Sometimes it reminded me of how you never get to see the adults' heads in Peanuts.

 A movie that's more about questions than answers, that perversely makes you have to parse out what's happening in even the most mundane scenes, and that stretches tension with no payoff on purpose... I get why it became a sort of viral sensation, why people would want to check it out. Hell, I did, as soon as I saw it on Shudder.

 ...It put me to sleep within thirty minutes.
 There'll be people more in tune with its batty wavelength out there, I'm sure, but I found it a chore to sit through, even with a running time of a hundred minutes, cut into two installments (because I really did fall asleep). There's just not enough of anything here.

 The movie's tactics are pretty blatant - get viewers engaged by making them have to work out what's going on, draw out tension by hiding it, trying to dig its hooks in their imagination, and every huge now and then fire off a jump scare or a snippet of... well, let's call it plot, but really it's more of a situation. 
 It is remarkably creepy, and it does do a good job of capturing pre-teen memories of being up way past your bedtime. But I found the whole thing weirdly artless and almost pedestrian, relying on very basic, universally creepy elements to do its work for it.
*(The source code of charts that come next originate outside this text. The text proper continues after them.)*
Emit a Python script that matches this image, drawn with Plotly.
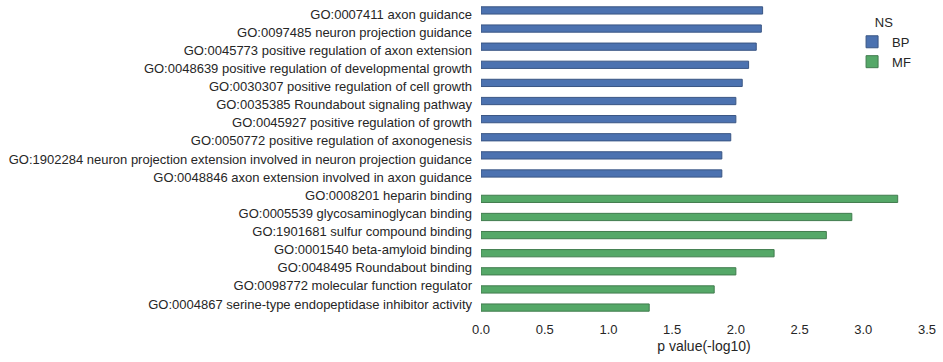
import plotly.graph_objects as go

bp_terms = [
    "GO:0007411 axon guidance",
    "GO:0097485 neuron projection guidance",
    "GO:0045773 positive regulation of axon extension",
    "GO:0048639 positive regulation of developmental growth",
    "GO:0030307 positive regulation of cell growth",
    "GO:0035385 Roundabout signaling pathway",
    "GO:0045927 positive regulation of growth",
    "GO:0050772 positive regulation of axonogenesis",
    "GO:1902284 neuron projection extension involved in neuron projection guidance",
    "GO:0048846 axon extension involved in axon guidance",
]
bp_values = [2.21, 2.20, 2.16, 2.10, 2.05, 2.00, 2.00, 1.96, 1.89, 1.89]

mf_terms = [
    "GO:0008201 heparin binding",
    "GO:0005539 glycosaminoglycan binding",
    "GO:1901681 sulfur compound binding",
    "GO:0001540 beta-amyloid binding",
    "GO:0048495 Roundabout binding",
    "GO:0098772 molecular function regulator",
    "GO:0004867 serine-type endopeptidase inhibitor activity",
]
mf_values = [3.27, 2.91, 2.71, 2.30, 2.00, 1.83, 1.32]

x_ticks = [0.0, 0.5, 1.0, 1.5, 2.0, 2.5, 3.0, 3.5]
all_terms = bp_terms + mf_terms

fig = go.Figure()
fig.add_trace(go.Bar(
    y=bp_terms, x=bp_values, orientation="h", name="BP",
    width=0.4, offset=-0.4,
    marker=dict(color="#4C72B0", line=dict(color="#3a5684", width=1)),
))
fig.add_trace(go.Bar(
    y=mf_terms, x=mf_values, orientation="h", name="MF",
    width=0.4, offset=0.0,
    marker=dict(color="#55A868", line=dict(color="#417c4e", width=1)),
))

fig.update_layout(
    width=943, height=362,
    margin=dict(l=481, r=16, t=5, b=49),
    paper_bgcolor="white", plot_bgcolor="white",
    barmode="overlay",
    font=dict(family="Liberation Sans, Arial, sans-serif", size=13, color="#262626"),
    showlegend=True,
    legend=dict(
        title=dict(text="NS", side="top center", font=dict(size=13)),
        x=0.832, y=0.984, xanchor="left", yanchor="top",
        bgcolor="rgba(0,0,0,0)", font=dict(size=13),
        tracegroupgap=0,
    ),
    xaxis=dict(
        range=[0, 3.5], tickvals=x_ticks, ticktext=[f"{v:.1f}" for v in x_ticks],
        showgrid=False, zeroline=False, showline=False, automargin=False,
        title=dict(text="p value(-log10)", font=dict(size=14), standoff=5),
        tickfont=dict(size=13), ticks="", ticklabelstandoff=7,
    ),
    yaxis=dict(
        categoryorder="array", categoryarray=all_terms, autorange="reversed",
        showgrid=False, zeroline=False, showline=False, automargin=False,
        tickfont=dict(size=13), ticks="", ticklabelstandoff=8,
    ),
)

fig.write_html(
    "out.html",
    config={"displayModeBar": False},
    post_script="document.body.style.margin='0';",
)
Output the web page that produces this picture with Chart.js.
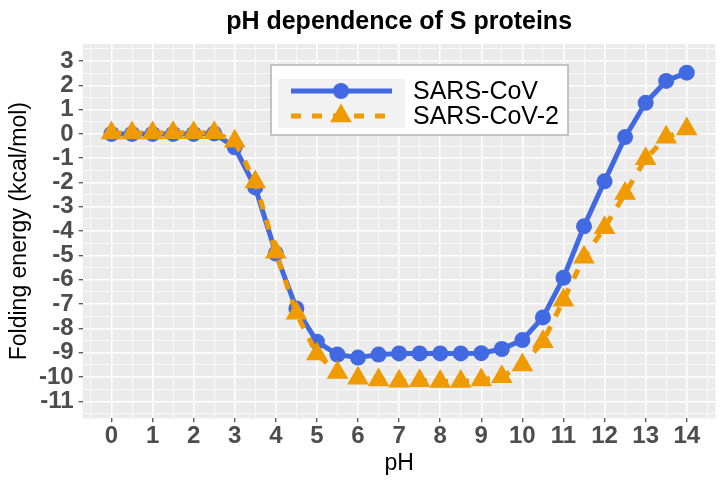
<!DOCTYPE html>
<html>
<head>
<meta charset="utf-8">
<script src="https://cdn.jsdelivr.net/npm/chart.js@4"></script>
<style>
  html, body { margin: 0; padding: 0; background: #ffffff; }
  #chart { display: block; }
</style>
</head>
<body>
<canvas id="chart" width="728" height="485"></canvas>
<script>
// valores
const pH = [0, 0.5, 1, 1.5, 2, 2.5, 3, 3.5, 4, 4.5, 5, 5.5, 6, 6.5, 7, 7.5, 8, 8.5, 9, 9.5, 10, 10.5, 11, 11.5, 12, 12.5, 13, 13.5, 14];
const sarsCoV = [0, 0, 0, 0, 0, 0.02, -0.55, -2.2, -4.92, -7.18, -8.55, -9.08, -9.2, -9.08, -9.03, -9.03, -9.03, -9.03, -9.02, -8.85, -8.48, -7.55, -5.92, -3.8, -1.95, -0.13, 1.28, 2.18, 2.52];
const sarsCoV2 = [0.04, 0.04, 0.04, 0.05, 0.05, 0.05, -0.3, -1.98, -4.87, -7.38, -9.05, -9.82, -10.05, -10.12, -10.18, -10.15, -10.19, -10.19, -10.12, -9.99, -9.51, -8.55, -6.84, -5.07, -3.86, -2.45, -1.02, -0.14, 0.2];

const xTickLabels = [0, 1, 2, 3, 4, 5, 6, 7, 8, 9, 10, 11, 12, 13, 14];
const yTickLabels = [-11, -10, -9, -8, -7, -6, -5, -4, -3, -2, -1, 0, 1, 2, 3];

const seriesNames = ['SARS-CoV', 'SARS-CoV-2'];
const titleText = 'pH dependence of S proteins';

const FONT = '"Liberation Sans", Arial, Helvetica, sans-serif';
const BLUE = '#4169E1';
const ORANGE = '#EE9A00';

// ticks maiores + menores (meio passo), estilo ggplot
function withMinor(majors) {
    const out = [{ value: majors[0] - 0.5 }];
    majors.forEach(v => {
        out.push({ value: v });
        out.push({ value: v + 0.5 });
    });
    return out;
}
const isMajor = v => Number.isInteger(v);

const gridOpts = {
    color: '#ffffff',
    lineWidth: ctx => (ctx.tick && isMajor(ctx.tick.value)) ? 1.5 : 0.7,
    tickColor: ctx => (ctx.tick && isMajor(ctx.tick.value)) ? '#333333' : 'rgba(0,0,0,0)',
    tickWidth: 1.1,
    tickLength: 4,
    drawOnChartArea: true
};

// fundo cinza do painel
const panelBg = {
    id: 'panelBg',
    beforeDraw(chart) {
        const { ctx, chartArea: a } = chart;
        ctx.save();
        ctx.fillStyle = '#EBEBEB';
        ctx.fillRect(a.left, a.top, a.right - a.left, a.bottom - a.top);
        ctx.restore();
    }
};

// título centrado sobre o painel
const panelTitle = {
    id: 'panelTitle',
    afterDraw(chart) {
        const { ctx, chartArea: a } = chart;
        ctx.save();
        ctx.font = 'bold 25px ' + FONT;
        ctx.fillStyle = '#000000';
        ctx.textAlign = 'center';
        ctx.textBaseline = 'middle';
        ctx.fillText(titleText, (a.left + a.right) / 2, 22);
        ctx.restore();
    }
};

// legenda dentro do painel
const insideLegend = {
    id: 'insideLegend',
    afterDatasetsDraw(chart) {
        const { ctx } = chart;
        const box = { x: 271, y: 65, w: 297, h: 70 };
        ctx.save();
        ctx.fillStyle = '#ffffff';
        ctx.fillRect(box.x, box.y, box.w, box.h);
        ctx.strokeStyle = '#B3B3B3';
        ctx.lineWidth = 1.5;
        ctx.strokeRect(box.x, box.y, box.w, box.h);
        ctx.fillStyle = '#F2F2F2';
        ctx.fillRect(278, 79, 127, 49);

        const rows = [91, 116];
        chart.data.datasets.forEach((ds, i) => {
            const y = rows[i];
            ctx.save();
            ctx.strokeStyle = ds.borderColor;
            ctx.lineWidth = ds.borderWidth;
            ctx.setLineDash(ds.borderDash || []);
            ctx.beginPath();
            ctx.moveTo(291, y);
            ctx.lineTo(392, y);
            ctx.stroke();
            ctx.restore();

            ctx.fillStyle = ds.pointBackgroundColor;
            Chart.helpers.drawPoint(ctx, {
                pointStyle: ds.pointStyle,
                radius: ds.pointRadius,
                borderWidth: 0,
                rotation: 0
            }, 341, y);

            ctx.fillStyle = '#000000';
            ctx.font = '25px ' + FONT;
            ctx.textAlign = 'left';
            ctx.textBaseline = 'middle';
            ctx.fillText(ds.label, 413, y + 1);
        });
        ctx.restore();
    }
};

const config = {
    type: 'line',
    data: {
        datasets: [
            {
                label: seriesNames[0],
                data: pH.map((x, i) => ({ x: x, y: sarsCoV[i] })),
                borderColor: BLUE,
                backgroundColor: BLUE,
                pointBackgroundColor: BLUE,
                borderWidth: 5,
                pointStyle: 'circle',
                pointRadius: 8,
                pointBorderWidth: 0,
                tension: 0,
                order: 2
            },
            {
                label: seriesNames[1],
                data: pH.map((x, i) => ({ x: x, y: sarsCoV2[i] })),
                borderColor: ORANGE,
                backgroundColor: ORANGE,
                pointBackgroundColor: ORANGE,
                borderWidth: 5,
                borderDash: [10, 11],
                pointStyle: 'triangle',
                pointRadius: 12.5,
                pointBorderWidth: 0,
                tension: 0,
                order: 1
            }
        ]
    },
    options: {
        responsive: false,
        animation: false,
        devicePixelRatio: 1,
        layout: { padding: { top: 44, right: 9.3, bottom: 0, left: 0 } },
        plugins: {
            legend: { display: false },
            tooltip: { enabled: false }
        },
        scales: {
            x: {
                type: 'linear',
                min: -0.7,
                max: 14.7,
                afterBuildTicks: axis => { axis.ticks = withMinor(xTickLabels); },
                afterFit: axis => { axis.height = 485 - 418.3; },
                grid: gridOpts,
                border: { display: false },
                ticks: {
                    autoSkip: false,
                    maxRotation: 0,
                    padding: 0,
                    color: '#4D4D4D',
                    font: { family: FONT, size: 24, weight: 'bold' },
                    callback: v => isMajor(v) ? String(v) : ''
                },
                title: {
                    display: true,
                    text: 'pH',
                    color: '#000000',
                    font: { family: FONT, size: 23 },
                    padding: { top: 0, bottom: 8 }
                }
            },
            y: {
                type: 'linear',
                min: -11.7,
                max: 3.7,
                afterBuildTicks: axis => { axis.ticks = withMinor(yTickLabels); },
                afterFit: axis => { axis.width = 82.7; },
                grid: gridOpts,
                border: { display: false },
                ticks: {
                    autoSkip: false,
                    padding: 5,
                    color: '#4D4D4D',
                    font: { family: FONT, size: 24, weight: 'bold' },
                    callback: v => isMajor(v) ? String(v) : ''
                },
                title: {
                    display: true,
                    text: 'Folding energy (kcal/mol)',
                    color: '#000000',
                    font: { family: FONT, size: 23 },
                    padding: { top: 6, bottom: 0 }
                }
            }
        }
    },
    plugins: [panelBg, panelTitle, insideLegend]
};

new Chart(document.getElementById('chart'), config);
</script>
</body>
</html>
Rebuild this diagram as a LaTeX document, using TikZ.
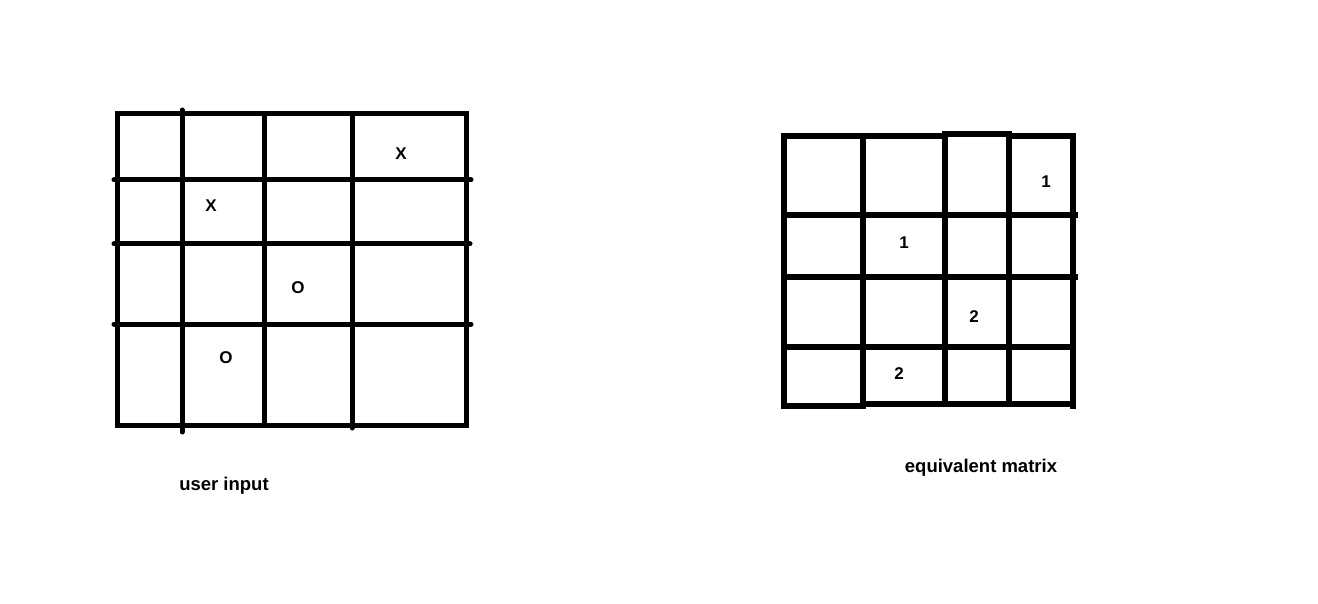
\documentclass[tikz,border=0pt]{standalone}
\usepackage{fontspec}
\setmainfont{Liberation Sans}
\begin{document}
\begin{tikzpicture}[x=1pt,y=-1pt,
  gridA/.style={line width=5pt,line cap=rect},
  gridB/.style={line width=6.5pt,line cap=rect},
  cellsym/.style={font=\bfseries\fontsize{17}{20}\selectfont,inner sep=0pt},
  captext/.style={font=\bfseries\fontsize{18.5}{22}\selectfont,inner sep=0pt}]
\useasboundingbox (0,0) rectangle (1318,604);
% left grid
\draw[gridA] (117,114) rectangle (466,425);
\draw[gridA,line cap=round] (182,110) -- (182,432);
\draw[gridA] (264,114) -- (264,425);
\draw[gridA,line cap=round] (352,114) -- (352,428);
\draw[gridA,line cap=round] (114,180) -- (471,180);
\draw[gridA,line cap=round] (114,244) -- (470,244);
\draw[gridA,line cap=round] (114,324) -- (471,324);
\node[cellsym] (x1) at (401,154) {X};
\node[cellsym] (x2) at (211,206) {X};
\node[cellsym] (o1) at (298,288) {O};
\node[cellsym] (o2) at (226,358) {O};
\node[captext] (cap1) at (224,486) {user input};
% right grid
\draw[gridB] (784,136) -- (945,136);
\draw[gridB] (945,134) -- (1009,134);
\draw[gridB] (1009,136) -- (1073,136);
\draw[gridB] (784,136) -- (784,406);
\draw[gridB] (1073,136) -- (1073,406);
\draw[gridB] (784,406) -- (863,406);
\draw[gridB] (863,404) -- (1073,404);
\draw[gridB] (863,136) -- (863,406);
\draw[gridB] (945,134) -- (945,404);
\draw[gridB] (1009,134) -- (1009,404);
\draw[gridB] (784,215) -- (1075,215);
\draw[gridB] (784,277) -- (1075,277);
\draw[gridB] (784,347) -- (1073,347);
\node[cellsym] (n1) at (1046,182) {1};
\node[cellsym] (n2) at (904,243) {1};
\node[cellsym] (n3) at (974,317) {2};
\node[cellsym] (n4) at (899,374) {2};
\node[captext] (cap2) at (981,468) {equivalent matrix};
\end{tikzpicture}
\end{document}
I appreciated what it was going for, but it, to put it bluntly, bored me out of my skull; There are tons of shorts on the web that go for the sort of thing that movie is going for - I'm not saying they do it better (some do, some don't), but I don't see why this stands out.
 Given its microbudget I might be a lot better disposed to it if it had been half as long, but as stands I just found it tedious.

 Not that it's a complete loss: there's a couple of good (non-jump) scares, including one that's respectably cruel, and one decent joke that uses editing and context for effect. There's some mildly cool imagery towards the end, and the overall vibe is creepy enough. But it's way too meagre a showing for an hour and forty minutes.